Will these changes suggested by the FSLRC strengthen financial services and lead to better consumer protection? The report itself contains four dissenting views on various issues concerning the role of the RBI. “It is more than a difference of opinion, which you can resolve. This is a difference on the fundamentals, so it’s become a note of dissent,” says FSLRC panel member Y.H. Malegam, past president of the Institute of Chartered Accountants of India, who feels the RBI’s control over capital flows and nbfcs should remain unchanged.

The FSLRC report is ambitious, to say the least. Instead of working within the existing framework, it suggests an entire overhaul, including new bodies, new laws, roles, goals and objectives clearly defined. And it places the responsibility of mandating those goals and objectives, especially in the case of RBI, in the hands of the finance ministry. “It is a roadmap that requires around 60 legislative changes. The obvious question is, if you implement some changes and not others, will it work? What do you prioritise without doing harm?” asks former RBI deputy governor Subir Gokarn, currently director of think tank Brookings India.

Gokarn is reported to have not got an extension at the RBI, though widely tipped to do so, as his take on economic policy was not in tune with the North Block views. “The (monetary) committee framework will work best when it is universally perceived to be completely autonomous and independent,” says he. Replacing the current advisory committee—whose views are not binding on the RBI governor—with a voting committee (as in the UK) is fine in theory, but depends on who is going to appoint the members.

On another front, Shankar Acharya of icrier voices concerns about the recommendations to reduce the powers of the central bank and taking out debt management fund out of its purview, calling it “absurd to the point of stupidity”. “If implemented, the powers will go to the finance ministry or some other regulator who may not do as good a job as the RBI,” says Acharya.

Inter-regulatory battles have been cropping up over the last few years, given overlaps in the nature of products sold. Consider the IRDA-SEBI battle over ULIPS; or the war over pension products between the PFRDA and IRDA; or even forward market contracts between SEBI and the FMC. Clearly, it is the crossovers and the varied definitions that require this rethink on regulation. Though there is no clear sug­­gestion for setting up a super regulator in the report, many see a drift (or would like to) in that direction.
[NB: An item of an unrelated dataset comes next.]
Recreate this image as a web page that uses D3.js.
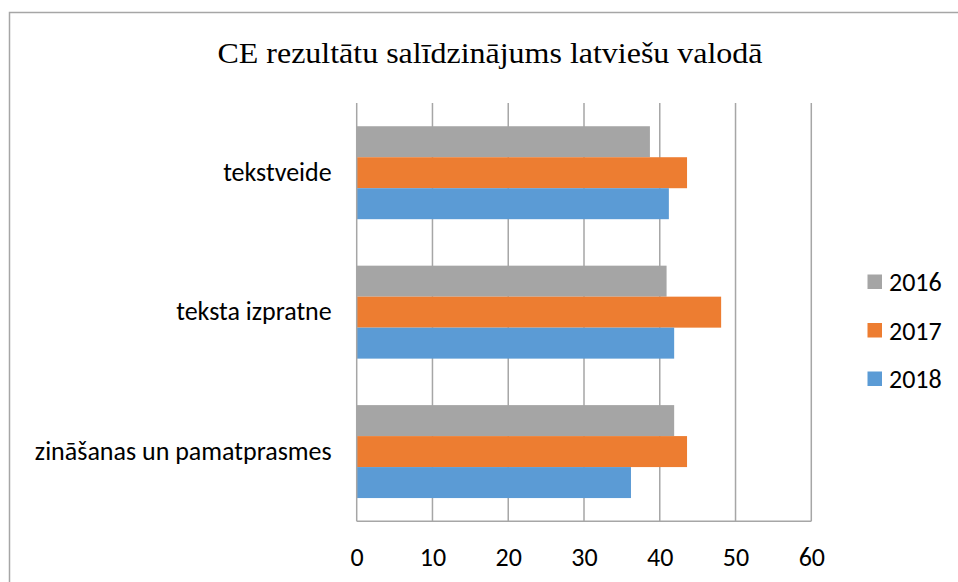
<!DOCTYPE html>
<html>
<head>
<meta charset="utf-8">
<script src="https://cdn.jsdelivr.net/npm/d3@7"></script>
<style>
  html, body { margin: 0; padding: 0; background: #fff; }
  svg { display: block; }
</style>
</head>
<body>
<script>
const title = "CE rezultātu salīdzinājums latviešu valodā";
const categories = ["tekstveide", "teksta izpratne", "zināšanas un pamatprasmes"];
const seriesNames = ["2016", "2017", "2018"];
const values2016 = [38.7, 40.9, 41.9];
const values2017 = [43.6, 48.1, 43.6];
const values2018 = [41.2, 41.9, 36.2];
const tickValues = [0, 10, 20, 30, 40, 50, 60];
const colors = ["#A5A5A5", "#ED7D31", "#5B9BD5"];

const W = 958, H = 582;
const sansFont = "Carlito, Lato, 'Liberation Sans', sans-serif";
const labelSize = 26;
const svg = d3.select("body").append("svg").attr("width", W).attr("height", H);

// chart border
svg.append("rect")
  .attr("x", 9.5).attr("y", 12.5)
  .attr("width", W + 20).attr("height", H + 20)
  .attr("fill", "#fff").attr("stroke", "#A6A6A6").attr("stroke-width", 1.5);

// title
svg.append("text")
  .attr("x", 490).attr("y", 62.5)
  .attr("text-anchor", "middle")
  .attr("font-family", "'Liberation Serif', 'Times New Roman', serif")
  .attr("font-size", 29.5)
  .attr("textLength", 545)
  .attr("lengthAdjust", "spacingAndGlyphs")
  .attr("fill", "#000")
  .text(title);

const x = d3.scaleLinear().domain([0, 60]).range([356.7, 811.3]);
const y = d3.scaleBand().domain(categories).range([103, 521.3]).paddingInner(1/3).paddingOuter(1/6);
const ySub = d3.scaleBand().domain(seriesNames).range([0, y.bandwidth()]);

// gridlines
svg.append("g").selectAll("line").data(tickValues.slice(1)).join("line")
  .attr("x1", d => x(d)).attr("x2", d => x(d))
  .attr("y1", 103).attr("y2", 521.3)
  .attr("stroke", "#A6A6A6").attr("stroke-width", 1.5);

// data
const seriesData = [values2016, values2017, values2018];
seriesNames.forEach((s, si) => {
  svg.append("g").selectAll("rect").data(categories).join("rect")
    .attr("x", x(0))
    .attr("y", c => y(c) + ySub(s))
    .attr("width", (c, i) => x(seriesData[si][i]) - x(0))
    .attr("height", ySub.bandwidth())
    .attr("fill", colors[si]);
});

// axes lines
svg.append("line").attr("x1", x(0)).attr("x2", x(0)).attr("y1", 103).attr("y2", 521.3)
  .attr("stroke", "#A6A6A6").attr("stroke-width", 1.5);
svg.append("line").attr("x1", x(0)).attr("x2", x(60)).attr("y1", 521.3).attr("y2", 521.3)
  .attr("stroke", "#A6A6A6").attr("stroke-width", 1.5);

// x axis labels
const xAxis = d3.axisBottom(x).tickValues(tickValues).tickSize(0).tickPadding(0);
const gx = svg.append("g").attr("transform", "translate(0,557)").call(xAxis);
gx.select(".domain").remove();
gx.selectAll("text")
  .attr("dy", "0.35em").attr("y", 0)
  .attr("font-family", sansFont).attr("font-size", labelSize).attr("fill", "#000");

// y axis labels
const yAxis = d3.axisLeft(y).tickSize(0).tickPadding(25);
const gy = svg.append("g").attr("transform", `translate(${x(0)},0)`).call(yAxis);
gy.select(".domain").remove();
gy.selectAll("text")
  .attr("font-family", sansFont).attr("font-size", labelSize).attr("fill", "#000");

// legend
const legend = svg.append("g");
seriesNames.forEach((s, i) => {
  const gy0 = 282 + i * 48.5;
  legend.append("rect").attr("x", 867.5).attr("y", gy0 - 7.5).attr("width", 14.5).attr("height", 14.5)
    .attr("fill", colors[i]);
  legend.append("text").attr("x", 889).attr("y", gy0).attr("dy", "0.35em")
    .attr("font-family", sansFont).attr("font-size", labelSize).attr("fill", "#000")
    .text(s);
});
</script>
</body>
</html>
Debashis Basu, editor, Moneylife, says it is bizarre that nowhere in the FSLRC recommendations have they made out a case for a unified regulator. They have pointed out regulatory overlaps and so on, but those could also have been sorted out through a body like the HLCC (High Level Coordination Committee on Financial and Capital Markets) fairly quickly. “What the system needs is not a complete overhaul but better enforcement. It needs accountability for this massive architecture of products, distribution structures and so on that we currently have,” says he.

Experts agree that in a dynamic financial services sector, laws need review, because businesses, products and consumer expectations are constantly changing. However, in India, it isn’t thinking on reforming laws or regulation that is lacking, but the political will to see it through. Citing the case of the UK, Ashvin Parekh, partner, Ernst & Young, says, “With the necessary legislative changes, they empowered the fsa to get into arbitrages for all areas, be it areas of capital, products, distribution or investor protection.”
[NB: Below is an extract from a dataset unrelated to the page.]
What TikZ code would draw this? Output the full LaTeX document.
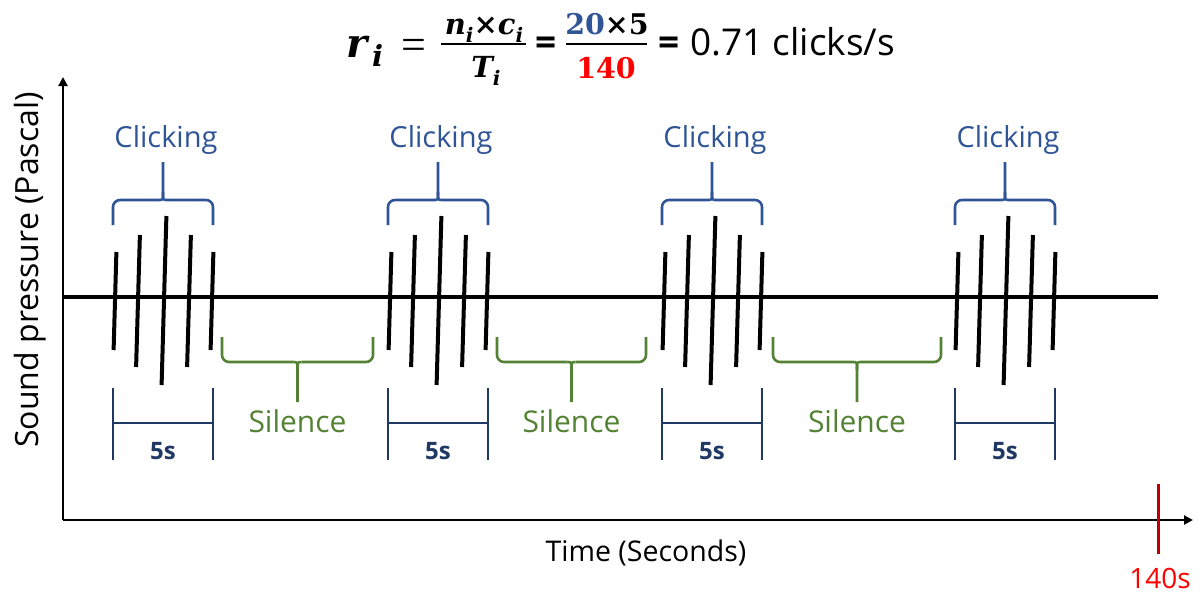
\documentclass[tikz,border=0pt]{standalone}
\usepackage{fontspec}
\setmainfont{Open Sans}
\newfontfamily\dvs{DejaVu Serif}
\newfontfamily\lserif{Liberation Serif}
\usetikzlibrary{arrows.meta}
\definecolor{clickblue}{HTML}{2F5597}
\definecolor{navy}{HTML}{203864}
\definecolor{silgreen}{HTML}{548235}
\definecolor{tickred}{HTML}{C00000}
\definecolor{textred}{HTML}{FF0000}
\newcommand\subi{\raisebox{-0.3em}{\fontsize{20}{20}\selectfont i}}
\tikzset{
  axis/.style={line width=2.2pt,-{Triangle[length=9pt,width=9pt]}},
  baseline/.style={line width=4pt},
  click/.style={line width=4pt},
  cbrace/.style={draw=clickblue,line width=2.6pt},
  sbrace/.style={draw=silgreen,line width=2.6pt},
  dur/.style={draw=navy,line width=2.4pt},
  clbl/.style={font=\fontsize{29}{32}\selectfont},
  slbl/.style={font=\fontsize{30}{32}\selectfont},
  fpart/.style={inner sep=0pt,outer sep=0pt},
  mathbi/.style={font=\fontsize{29}{30}\selectfont\dvs\bfseries\itshape},
  mathb/.style={font=\fontsize{28.5}{30}\selectfont\dvs\bfseries},
  fbar/.style={line width=2pt},
}
\begin{document}
\begin{tikzpicture}[x=1pt,y=-1pt]
\useasboundingbox (0,0) rectangle (1203,595);
% axes
\coordinate (O) at (63,520);
\coordinate (ytop) at (63,77);
\coordinate (xend) at (1193,520);
\draw[axis] (O) -- (ytop);
\draw[axis] (O) -- (xend);
\coordinate (b0) at (63,297);
\coordinate (b1) at (1158,297);
\draw[baseline] (b0) -- (b1);
% red tick
\coordinate (r0) at (1158,484);
\coordinate (r1) at (1158,554);
\draw[draw=tickred,line width=3pt] (r0) -- (r1);
\node[text=textred,font=\fontsize{28}{30}\selectfont] (t140) at (1160,578) {140s};
% axis labels
\node[font=\fontsize{28.5}{31}\selectfont] (tlab) at (646,553) {Time (Seconds)};
\node[rotate=90,font=\fontsize{32}{34}\selectfont] (ylab) at (30,270) {Sound pressure (Pascal)};
% formula
\node[fpart,anchor=base west,font=\fontsize{40}{42}\selectfont\dvs\bfseries\itshape] (fr) at (346,57) {r};
\node[fpart,anchor=base west,font=\fontsize{29}{30}\selectfont\dvs\bfseries\itshape] (fri) at (372,66) {i};
\node[fpart,anchor=base west,font=\fontsize{44}{46}\selectfont\lserif] (feq1) at (401,59) {=};
\node[fpart,anchor=base,mathbi] (fnum1) at (484,34) {n\subi{\upshape×}c\subi};
\coordinate (bar1a) at (441,44);
\coordinate (bar1b) at (526,44);
\draw[fbar] (bar1a) -- (bar1b);
\node[fpart,anchor=base,mathbi] (fden1) at (486,77) {T\subi};
\node[fpart,anchor=base west,font=\fontsize{37}{40}\selectfont\bfseries] (feq2) at (535,55) {=};
\node[fpart,anchor=base,mathb] (fnum2) at (607,34) {\textcolor{clickblue}{20}×5};
\coordinate (bar2a) at (566,44);
\coordinate (bar2b) at (647,44);
\draw[fbar] (bar2a) -- (bar2b);
\node[fpart,anchor=base,mathb,text=textred] (fden2) at (606,78) {140};
\node[fpart,anchor=base west,font=\fontsize{37}{40}\selectfont\bfseries] (feq3) at (658,55) {=};
\node[fpart,anchor=base west,font=\fontsize{37}{40}\selectfont] (ftext) at (690,55) {0.71 clicks/s};
% click groups
\foreach \L/\n in {113/1,388/2,662/3,955/4}{
  \foreach \dx/\yt/\yb/\tl in {2/252/350/1.4, 25/235/367/1.9, 51/216/385/2.4, 76/235/367/1.9, 99/252/350/1.4}{
    \draw[click] ({\L+\dx-\tl},\yb) -- ({\L+\dx+\tl},\yt);
  }
  % top brace
  \draw[cbrace,rounded corners=7pt] (\L,225) -- (\L,200) -- ({\L+46},200);
  \draw[cbrace,rounded corners=7pt] ({\L+100},225) -- ({\L+100},200) -- ({\L+54},200);
  \draw[cbrace] ({\L+46},200) .. controls ({\L+50},200) .. ({\L+50},192) -- ({\L+50},162);
  \draw[cbrace] ({\L+54},200) .. controls ({\L+50},200) .. ({\L+50},192);
  \node[clbl,text=clickblue] (click\n) at ({\L+53},140) {Clicking};
  % 5s marker
  \draw[dur] (\L,388) -- (\L,460);
  \draw[dur] ({\L+100},388) -- ({\L+100},460);
  \draw[dur] (\L,423) -- ({\L+100},423);
  \node[text=navy,font=\fontsize{24}{26}\selectfont\bfseries] (five\n) at ({\L+50},451) {5s};
}
% silence braces
\foreach \a/\b/\n in {222/373/1, 497/646/2, 773/941/3}{
  \pgfmathsetmacro\c{(\a+\b)/2}
  \draw[sbrace,rounded corners=7pt] (\a,337) -- (\a,362) -- ({\c-4},362);
  \draw[sbrace,rounded corners=7pt] (\b,337) -- (\b,362) -- ({\c+4},362);
  \draw[sbrace] ({\c-4},362) .. controls (\c,362) .. (\c,370) -- (\c,402);
  \draw[sbrace] ({\c+4},362) .. controls (\c,362) .. (\c,370);
  \node[slbl,text=silgreen] (sil\n) at (\c,421) {Silence};
}
\end{tikzpicture}
\end{document}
That said, there does exist an inherent risk of creating compartments within a superstructure. Twelve years after it brought in the new legislative structure, took away some of the powers from the Bank of England and created a unified regulatory structure, the UK has this month split the Financial Services Authority into two. In the process, the UK has once again vested more powers in its central bank to prevent another financial crisis. The commission also looked closely at the Australian model as well, which also has two components—the Australian Prud­ential Reg­ulatory Auth­ority and the Australian Securities and Investment Commission.
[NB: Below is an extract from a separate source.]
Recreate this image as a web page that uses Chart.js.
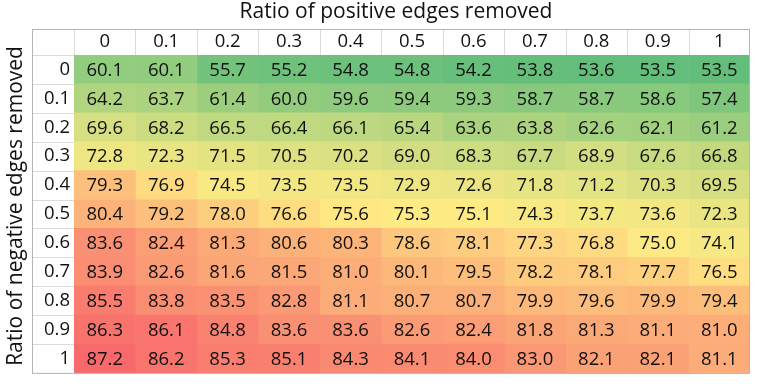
<!DOCTYPE html>
<html>
<head>
<meta charset="utf-8">
<script src="https://cdn.jsdelivr.net/npm/chart.js@4"></script>
<style>
  body { margin: 0; background: #fff; }
</style>
</head>
<body>
<canvas id="heatmap" width="776" height="388"></canvas>
<script>
const colLabels = ['0', '0.1', '0.2', '0.3', '0.4', '0.5', '0.6', '0.7', '0.8', '0.9', '1'];
const rowLabels = ['0', '0.1', '0.2', '0.3', '0.4', '0.5', '0.6', '0.7', '0.8', '0.9', '1'];

// one array per row (ratio of negative edges removed)
const row00 = [60.1, 60.1, 55.7, 55.2, 54.8, 54.8, 54.2, 53.8, 53.6, 53.5, 53.5];
const row01 = [64.2, 63.7, 61.4, 60.0, 59.6, 59.4, 59.3, 58.7, 58.7, 58.6, 57.4];
const row02 = [69.6, 68.2, 66.5, 66.4, 66.1, 65.4, 63.6, 63.8, 62.6, 62.1, 61.2];
const row03 = [72.8, 72.3, 71.5, 70.5, 70.2, 69.0, 68.3, 67.7, 68.9, 67.6, 66.8];
const row04 = [79.3, 76.9, 74.5, 73.5, 73.5, 72.9, 72.6, 71.8, 71.2, 70.3, 69.5];
const row05 = [80.4, 79.2, 78.0, 76.6, 75.6, 75.3, 75.1, 74.3, 73.7, 73.6, 72.3];
const row06 = [83.6, 82.4, 81.3, 80.6, 80.3, 78.6, 78.1, 77.3, 76.8, 75.0, 74.1];
const row07 = [83.9, 82.6, 81.6, 81.5, 81.0, 80.1, 79.5, 78.2, 78.1, 77.7, 76.5];
const row08 = [85.5, 83.8, 83.5, 82.8, 81.1, 80.7, 80.7, 79.9, 79.6, 79.9, 79.4];
const row09 = [86.3, 86.1, 84.8, 83.6, 83.6, 82.6, 82.4, 81.8, 81.3, 81.1, 81.0];
const row10 = [87.2, 86.2, 85.3, 85.1, 84.3, 84.1, 84.0, 83.0, 82.1, 82.1, 81.1];
const rows = [row00, row01, row02, row03, row04, row05, row06, row07, row08, row09, row10];

const xTitle = 'Ratio of positive edges removed';
const yTitle = 'Ratio of negative edges removed';

const FONT = '"Open Sans", sans-serif';

// Excel style 3 colour scale: min green, median yellow, max red
const allValues = rows.flat().slice().sort((a, b) => a - b);
const vMin = allValues[0];
const vMax = allValues[allValues.length - 1];
const vMid = allValues[Math.floor(allValues.length / 2)];
const cLow = [99, 190, 123];
const cMid = [255, 235, 132];
const cHigh = [248, 105, 107];

function mix(a, b, t) {
    return 'rgb(' + a.map((v, i) => Math.round(v + (b[i] - v) * t)).join(',') + ')';
}

function cellColor(v) {
    if (v <= vMid) return mix(cLow, cMid, (v - vMin) / (vMid - vMin));
    return mix(cMid, cHigh, (v - vMid) / (vMax - vMid));
}

// each dataset is one column, drawn as floating bars [j, j+1] on the x scale
const datasets = colLabels.map((c, j) => ({
    label: c,
    data: rowLabels.map(() => [j, j + 1]),
    values: rows.map(r => r[j]),
    backgroundColor: rows.map(r => cellColor(r[j])),
    borderWidth: 0,
    grouped: false,
    barPercentage: 1,
    categoryPercentage: 1
}));

const HEADER_H = 26;
const LABEL_W = 42;

const tablePlugin = {
    id: 'tablePlugin',
    afterDatasetsDraw(chart) {
        const ctx = chart.ctx;
        const area = chart.chartArea;
        const xs = chart.scales.x;
        const ys = chart.scales.y;
        const left = area.left - LABEL_W;
        const top = area.top - HEADER_H;

        ctx.save();
        // cell values
        ctx.fillStyle = '#111';
        ctx.font = '18.5px ' + FONT;
        ctx.textAlign = 'center';
        ctx.textBaseline = 'middle';
        chart.data.datasets.forEach((ds, j) => {
            chart.getDatasetMeta(j).data.forEach((bar, i) => {
                const p = bar.getCenterPoint();
                ctx.fillText(ds.values[i].toFixed(1), p.x, p.y + 1);
            });
        });

        // header separators
        ctx.strokeStyle = '#dadada';
        ctx.lineWidth = 1;
        ctx.beginPath();
        for (let j = 0; j <= colLabels.length - 1; j++) {
            const x = Math.round(xs.getPixelForValue(j)) + 0.5;
            ctx.moveTo(x, top);
            ctx.lineTo(x, area.top);
        }
        for (let i = 0; i <= rowLabels.length - 1; i++) {
            const y = Math.round((ys.getPixelForValue(i) + ys.getPixelForValue(i - 1)) / 2) + 0.5;
            ctx.moveTo(left, y);
            ctx.lineTo(area.left, y);
        }
        ctx.stroke();

        // outer border
        ctx.strokeStyle = '#b4b4b4';
        ctx.strokeRect(left + 0.5, top + 0.5, area.right - left - 1, area.bottom - top);

        // axis titles
        ctx.fillStyle = '#111';
        ctx.font = '21px ' + FONT;
        ctx.textAlign = 'center';
        ctx.textBaseline = 'middle';
        ctx.fillText(xTitle, (left + area.right) / 2 + 5, 12);
        ctx.translate(16, (top + area.bottom) / 2 + 5);
        ctx.rotate(-Math.PI / 2);
        ctx.fillText(yTitle, 0, 0);
        ctx.restore();
    }
};

new Chart(document.getElementById('heatmap'), {
    type: 'bar',
    data: {
        labels: rowLabels,
        datasets: datasets
    },
    options: {
        indexAxis: 'y',
        responsive: false,
        animation: false,
        devicePixelRatio: 1,
        layout: {
            padding: { left: 0, top: 0, right: 26, bottom: 13 }
        },
        plugins: {
            legend: { display: false },
            tooltip: { enabled: false }
        },
        scales: {
            x: {
                type: 'linear',
                position: 'top',
                min: 0,
                max: colLabels.length,
                grid: { display: false, drawTicks: false },
                border: { display: false },
                afterBuildTicks: function (axis) {
                    axis.ticks = colLabels.map((c, j) => ({ value: j + 0.5 }));
                },
                afterFit: function (axis) {
                    axis.height = 55;
                },
                ticks: {
                    autoSkip: false,
                    maxRotation: 0,
                    padding: 2,
                    color: '#111',
                    font: { family: FONT, size: 18.5 },
                    callback: function (value) {
                        return colLabels[Math.floor(value)];
                    }
                }
            },
            y: {
                type: 'category',
                grid: { display: false, drawTicks: false },
                border: { display: false },
                afterFit: function (axis) {
                    axis.width = 74;
                },
                ticks: {
                    padding: 4,
                    color: '#111',
                    font: { family: FONT, size: 18.5 }
                }
            }
        }
    },
    plugins: [tablePlugin]
});
</script>
</body>
</html>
The Srikrishna panel report comes at a time when globally there is a move towards strengthening the central bank and laying out clear, defined roles for regulators with emphasis on coordination. Former secretary, financial services, D.K. Mittal, says personally he would have favoured having three regulators in place—RBI, SEBI and IRDA—instead of the seven suggested by the panel, but “with greater coordination”. “There are indentified functions for each regulator, which they should go ahead with and not create conflicts of interest,” says Mittal.

Given the implementation issues, this isn’t going to be an easy roadmap to follow. And that’s saying it mildly. None of the regulators are going to be happy about giving up turf. It goes without saying that steering the events will require enormous political will. With the general elections barely a year away, many feel the FSLRC report will languish in the dust. “It will have to be seen how the recommendations play out and what the eventual shape will be,” says the senior RBI official quoted earlier. The RBI, for one, will be closely watching this space.